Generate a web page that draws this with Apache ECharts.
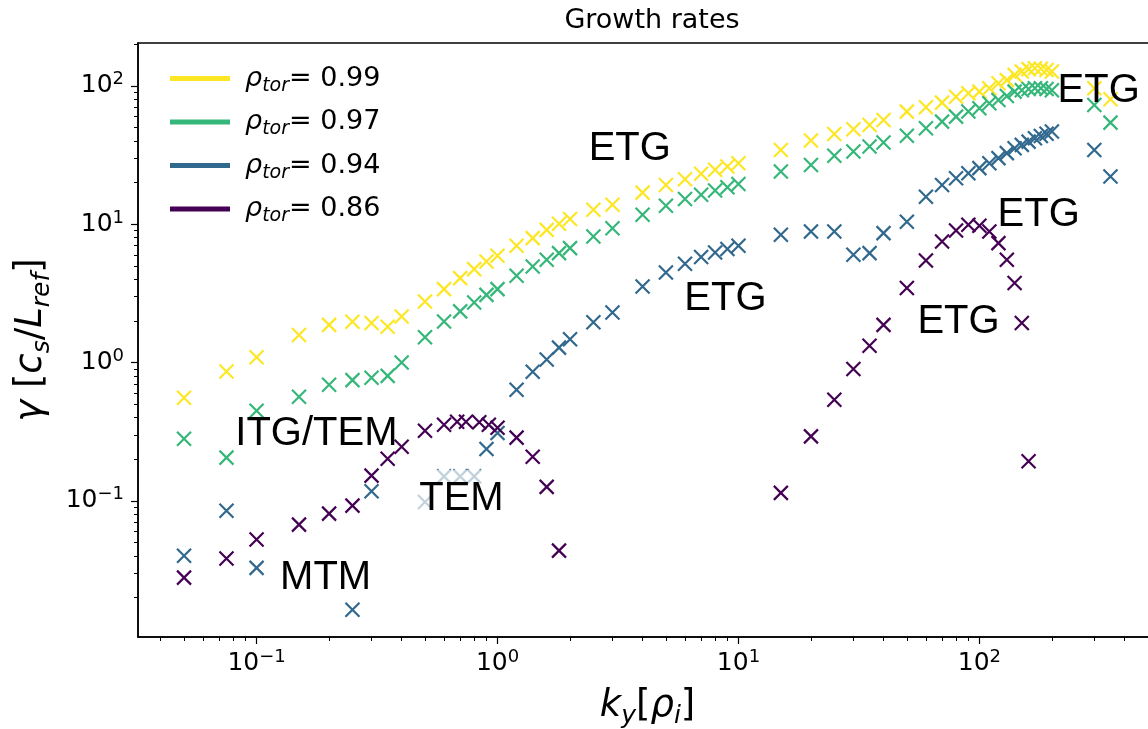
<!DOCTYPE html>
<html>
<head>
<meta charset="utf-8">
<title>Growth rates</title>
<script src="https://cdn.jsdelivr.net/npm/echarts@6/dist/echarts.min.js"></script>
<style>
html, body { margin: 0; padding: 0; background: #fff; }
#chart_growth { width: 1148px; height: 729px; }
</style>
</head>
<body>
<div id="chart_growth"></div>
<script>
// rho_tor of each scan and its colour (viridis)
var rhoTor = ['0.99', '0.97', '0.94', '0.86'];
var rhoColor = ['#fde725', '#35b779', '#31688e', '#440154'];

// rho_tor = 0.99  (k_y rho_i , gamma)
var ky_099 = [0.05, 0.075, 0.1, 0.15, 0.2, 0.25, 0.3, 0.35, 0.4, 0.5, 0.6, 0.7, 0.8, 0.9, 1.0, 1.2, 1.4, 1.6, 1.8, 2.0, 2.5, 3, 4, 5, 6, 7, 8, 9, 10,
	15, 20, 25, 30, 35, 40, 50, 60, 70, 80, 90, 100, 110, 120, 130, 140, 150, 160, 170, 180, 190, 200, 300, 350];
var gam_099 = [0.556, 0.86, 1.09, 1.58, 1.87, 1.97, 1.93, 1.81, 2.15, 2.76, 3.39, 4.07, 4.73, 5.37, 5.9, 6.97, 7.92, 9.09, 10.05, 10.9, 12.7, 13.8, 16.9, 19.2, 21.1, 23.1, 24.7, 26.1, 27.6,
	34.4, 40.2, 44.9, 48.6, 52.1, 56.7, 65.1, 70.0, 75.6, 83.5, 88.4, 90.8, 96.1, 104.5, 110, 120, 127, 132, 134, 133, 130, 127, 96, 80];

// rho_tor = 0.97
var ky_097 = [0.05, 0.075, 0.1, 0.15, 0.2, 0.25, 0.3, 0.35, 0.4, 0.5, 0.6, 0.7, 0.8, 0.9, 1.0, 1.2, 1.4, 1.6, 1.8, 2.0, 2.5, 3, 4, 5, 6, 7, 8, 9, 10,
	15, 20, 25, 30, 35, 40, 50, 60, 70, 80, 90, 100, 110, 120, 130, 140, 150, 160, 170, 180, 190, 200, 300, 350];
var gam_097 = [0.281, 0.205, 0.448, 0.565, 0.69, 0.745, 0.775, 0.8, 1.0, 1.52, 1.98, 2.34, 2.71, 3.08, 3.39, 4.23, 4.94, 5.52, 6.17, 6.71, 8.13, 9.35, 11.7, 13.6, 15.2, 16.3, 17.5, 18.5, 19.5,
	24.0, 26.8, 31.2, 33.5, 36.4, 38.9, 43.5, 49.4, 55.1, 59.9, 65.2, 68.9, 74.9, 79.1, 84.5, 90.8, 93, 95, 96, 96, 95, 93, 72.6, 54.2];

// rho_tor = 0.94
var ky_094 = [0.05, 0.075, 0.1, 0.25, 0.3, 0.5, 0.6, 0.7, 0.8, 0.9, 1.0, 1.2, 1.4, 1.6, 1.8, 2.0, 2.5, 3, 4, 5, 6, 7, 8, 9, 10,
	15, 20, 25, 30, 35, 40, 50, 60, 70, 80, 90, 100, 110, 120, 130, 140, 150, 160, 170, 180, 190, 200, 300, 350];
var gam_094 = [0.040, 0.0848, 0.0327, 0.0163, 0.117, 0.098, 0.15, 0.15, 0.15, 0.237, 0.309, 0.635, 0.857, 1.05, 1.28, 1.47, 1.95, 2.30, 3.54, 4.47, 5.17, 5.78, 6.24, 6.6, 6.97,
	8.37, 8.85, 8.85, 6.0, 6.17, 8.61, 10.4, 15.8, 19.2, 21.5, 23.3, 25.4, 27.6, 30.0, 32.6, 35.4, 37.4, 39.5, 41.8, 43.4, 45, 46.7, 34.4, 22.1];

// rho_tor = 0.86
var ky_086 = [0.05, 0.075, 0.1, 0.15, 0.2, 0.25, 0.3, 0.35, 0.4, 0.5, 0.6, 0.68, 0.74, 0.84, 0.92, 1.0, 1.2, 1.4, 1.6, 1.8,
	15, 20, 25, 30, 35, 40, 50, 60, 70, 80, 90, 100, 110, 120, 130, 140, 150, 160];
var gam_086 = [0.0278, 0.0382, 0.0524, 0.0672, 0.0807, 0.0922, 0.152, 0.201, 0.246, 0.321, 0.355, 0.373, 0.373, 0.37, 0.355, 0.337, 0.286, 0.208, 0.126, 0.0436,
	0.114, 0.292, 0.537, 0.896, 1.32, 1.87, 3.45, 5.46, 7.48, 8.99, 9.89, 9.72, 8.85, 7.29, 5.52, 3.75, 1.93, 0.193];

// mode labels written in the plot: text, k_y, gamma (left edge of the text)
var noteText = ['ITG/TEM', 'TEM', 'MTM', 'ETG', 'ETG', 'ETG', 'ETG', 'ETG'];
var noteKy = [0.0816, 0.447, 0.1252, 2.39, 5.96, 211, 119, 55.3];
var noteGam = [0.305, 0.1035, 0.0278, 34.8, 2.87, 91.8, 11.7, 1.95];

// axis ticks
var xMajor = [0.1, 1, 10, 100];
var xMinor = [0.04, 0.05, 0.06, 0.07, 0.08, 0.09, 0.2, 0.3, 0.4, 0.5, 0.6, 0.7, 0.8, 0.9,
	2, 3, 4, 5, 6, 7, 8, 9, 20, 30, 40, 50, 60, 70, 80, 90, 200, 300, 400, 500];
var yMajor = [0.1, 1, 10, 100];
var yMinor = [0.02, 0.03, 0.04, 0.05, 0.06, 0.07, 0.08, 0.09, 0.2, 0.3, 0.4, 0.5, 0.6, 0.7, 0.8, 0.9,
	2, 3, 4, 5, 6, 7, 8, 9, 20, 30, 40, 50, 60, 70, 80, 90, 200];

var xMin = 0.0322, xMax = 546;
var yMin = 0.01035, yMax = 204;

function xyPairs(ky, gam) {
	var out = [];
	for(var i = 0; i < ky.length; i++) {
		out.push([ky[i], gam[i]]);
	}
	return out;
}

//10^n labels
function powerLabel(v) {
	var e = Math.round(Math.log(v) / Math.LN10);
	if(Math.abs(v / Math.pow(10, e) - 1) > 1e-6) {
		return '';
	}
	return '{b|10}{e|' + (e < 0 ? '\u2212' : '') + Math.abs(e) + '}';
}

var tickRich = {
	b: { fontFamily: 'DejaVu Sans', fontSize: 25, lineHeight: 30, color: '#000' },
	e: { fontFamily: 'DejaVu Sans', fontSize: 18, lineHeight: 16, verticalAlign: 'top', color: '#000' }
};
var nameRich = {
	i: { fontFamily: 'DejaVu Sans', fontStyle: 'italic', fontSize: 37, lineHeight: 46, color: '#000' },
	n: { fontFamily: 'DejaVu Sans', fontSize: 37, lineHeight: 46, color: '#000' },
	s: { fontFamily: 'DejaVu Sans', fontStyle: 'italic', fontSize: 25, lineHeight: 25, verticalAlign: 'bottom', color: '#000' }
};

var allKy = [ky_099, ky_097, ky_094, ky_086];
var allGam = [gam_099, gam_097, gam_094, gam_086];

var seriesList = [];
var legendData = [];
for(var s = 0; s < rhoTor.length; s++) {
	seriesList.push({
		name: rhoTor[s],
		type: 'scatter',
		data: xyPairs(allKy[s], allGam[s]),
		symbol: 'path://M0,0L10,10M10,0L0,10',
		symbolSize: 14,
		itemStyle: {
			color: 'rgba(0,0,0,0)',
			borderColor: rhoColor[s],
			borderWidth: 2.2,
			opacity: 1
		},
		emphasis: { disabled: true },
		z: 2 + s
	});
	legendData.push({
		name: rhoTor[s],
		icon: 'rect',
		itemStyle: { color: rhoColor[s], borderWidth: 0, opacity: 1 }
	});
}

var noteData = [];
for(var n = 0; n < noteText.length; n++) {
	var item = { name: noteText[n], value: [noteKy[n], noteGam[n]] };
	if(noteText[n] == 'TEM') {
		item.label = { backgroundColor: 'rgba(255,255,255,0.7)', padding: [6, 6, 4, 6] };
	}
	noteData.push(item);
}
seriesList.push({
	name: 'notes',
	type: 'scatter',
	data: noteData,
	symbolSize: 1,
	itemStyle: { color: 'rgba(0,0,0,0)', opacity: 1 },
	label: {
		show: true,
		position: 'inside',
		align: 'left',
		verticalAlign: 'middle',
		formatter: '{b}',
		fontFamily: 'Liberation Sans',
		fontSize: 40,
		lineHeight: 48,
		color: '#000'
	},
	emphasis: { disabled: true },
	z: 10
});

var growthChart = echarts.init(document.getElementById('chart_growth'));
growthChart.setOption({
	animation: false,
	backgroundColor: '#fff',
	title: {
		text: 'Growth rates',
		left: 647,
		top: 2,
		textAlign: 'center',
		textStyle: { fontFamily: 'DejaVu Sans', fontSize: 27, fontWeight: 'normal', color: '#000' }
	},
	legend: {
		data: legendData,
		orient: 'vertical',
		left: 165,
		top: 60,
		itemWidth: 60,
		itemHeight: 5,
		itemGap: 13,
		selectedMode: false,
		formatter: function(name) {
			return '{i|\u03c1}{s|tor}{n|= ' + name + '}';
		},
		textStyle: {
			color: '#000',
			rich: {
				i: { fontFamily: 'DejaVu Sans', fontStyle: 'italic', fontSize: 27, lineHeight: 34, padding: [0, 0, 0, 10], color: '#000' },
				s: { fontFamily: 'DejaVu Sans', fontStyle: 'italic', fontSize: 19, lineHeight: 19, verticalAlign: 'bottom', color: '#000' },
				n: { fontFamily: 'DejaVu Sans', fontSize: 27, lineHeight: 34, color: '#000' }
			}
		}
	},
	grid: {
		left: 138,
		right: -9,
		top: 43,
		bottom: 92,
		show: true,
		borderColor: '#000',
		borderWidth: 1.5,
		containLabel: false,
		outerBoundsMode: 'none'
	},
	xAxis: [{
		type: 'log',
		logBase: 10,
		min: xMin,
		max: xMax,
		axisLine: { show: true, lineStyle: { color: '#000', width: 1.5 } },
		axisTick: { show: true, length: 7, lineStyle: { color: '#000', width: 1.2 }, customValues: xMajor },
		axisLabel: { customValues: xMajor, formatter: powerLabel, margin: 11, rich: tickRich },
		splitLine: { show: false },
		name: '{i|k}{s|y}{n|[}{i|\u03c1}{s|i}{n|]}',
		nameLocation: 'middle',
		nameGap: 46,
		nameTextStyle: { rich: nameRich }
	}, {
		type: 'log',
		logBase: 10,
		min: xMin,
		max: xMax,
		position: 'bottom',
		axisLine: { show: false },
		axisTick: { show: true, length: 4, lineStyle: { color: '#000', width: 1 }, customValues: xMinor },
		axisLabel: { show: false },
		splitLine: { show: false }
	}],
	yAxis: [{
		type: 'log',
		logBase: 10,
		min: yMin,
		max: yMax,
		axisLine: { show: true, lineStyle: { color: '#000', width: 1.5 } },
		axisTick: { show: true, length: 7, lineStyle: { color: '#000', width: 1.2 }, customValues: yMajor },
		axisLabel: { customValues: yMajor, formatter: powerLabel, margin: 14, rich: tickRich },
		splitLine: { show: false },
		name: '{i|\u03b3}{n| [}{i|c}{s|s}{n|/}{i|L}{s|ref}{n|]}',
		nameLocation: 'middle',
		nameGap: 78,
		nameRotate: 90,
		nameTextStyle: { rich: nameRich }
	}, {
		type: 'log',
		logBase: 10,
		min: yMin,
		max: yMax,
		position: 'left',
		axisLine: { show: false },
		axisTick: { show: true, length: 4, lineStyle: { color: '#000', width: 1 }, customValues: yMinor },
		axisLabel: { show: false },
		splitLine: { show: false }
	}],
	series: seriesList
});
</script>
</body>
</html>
○ ○ ○ ○
> **TASK REQUIREMENTS**: Write out each line of the listing above, exactly, from its first line to the line holding "var rhoColor = ['#fde725', '#35b779', '#31688e', '#440154'];", inclusive. Skip the pictures.

> **ANSWER TO THIS TASK**:
Generate a web page that draws this with Apache ECharts.
<!DOCTYPE html>
<html>
<head>
<meta charset="utf-8">
<title>Growth rates</title>
<script src="https://cdn.jsdelivr.net/npm/echarts@6/dist/echarts.min.js"></script>
<style>
html, body { margin: 0; padding: 0; background: #fff; }
#chart_growth { width: 1148px; height: 729px; }
</style>
</head>
<body>
<div id="chart_growth"></div>
<script>
// rho_tor of each scan and its colour (viridis)
var rhoTor = ['0.99', '0.97', '0.94', '0.86'];
var rhoColor = ['#fde725', '#35b779', '#31688e', '#440154'];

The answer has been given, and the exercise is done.